Ishrat Jahan was a prominent activist in the Citizenship Amendment Act protests that began on 13 January 2020. She was arrested on 26 February 2020 along with two other activists on a variety of charges. Lawyers from the Indian Civil Liberties Union and the Human Rights Law Network who went to the police station to seek their release were allegedly beaten by police. After Jahan was granted bail on 21 March 2020, she was arrested again the same day on charges related to the Unlawful Activities (Prevention) Act (UAPA).

Ishrat Jahan was accused of giving provocative speeches leading up to the violence that rocked northeast Delhi in February 2020 during the Citizenship Amendment Act protests. In May 2020, she was granted ten days bail to get married in June 2020. Ishrat married Farhan Hashmi on 12 June 2020. Thereafter, she was denied interim bail and returned to jail on 19 June. On 31 July 2020, her appeal to the Delhi High Court against a trial court order granting the police more time to file a chargesheet was denied. She was again denied bail on 27 November 2020.

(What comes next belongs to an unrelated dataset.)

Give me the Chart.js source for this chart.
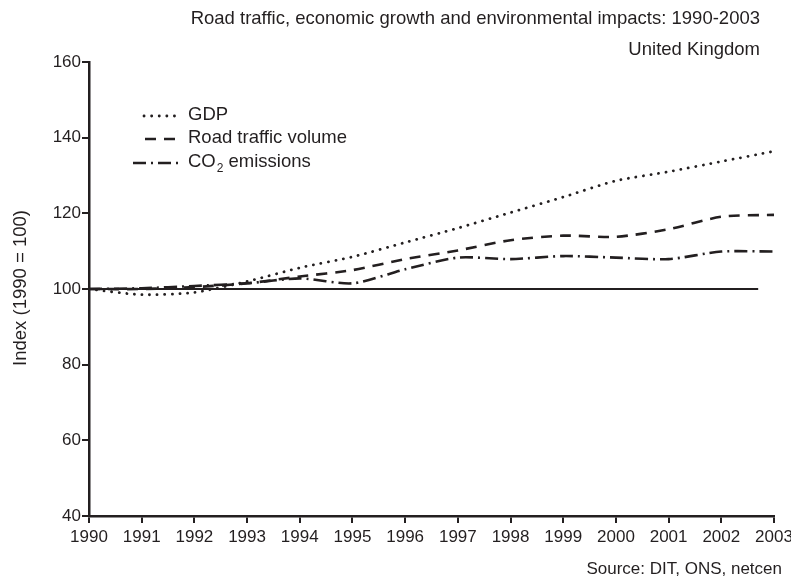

She was lodged at the Mandoli jail until March 2022, where she complained of being harassed on a regular basis and beaten by the inmates in at least two incidents (in November and December 2020). A district court judge noted that Jahan was in a state of "utter fear" and directed jail authorities to provide security to her.

On 14 March 2022, Jahan was granted bail in all pending cases against her. After she was released, she continued to assert that she has been wrongly accused and that the anti-CAA protests were not linked to violence.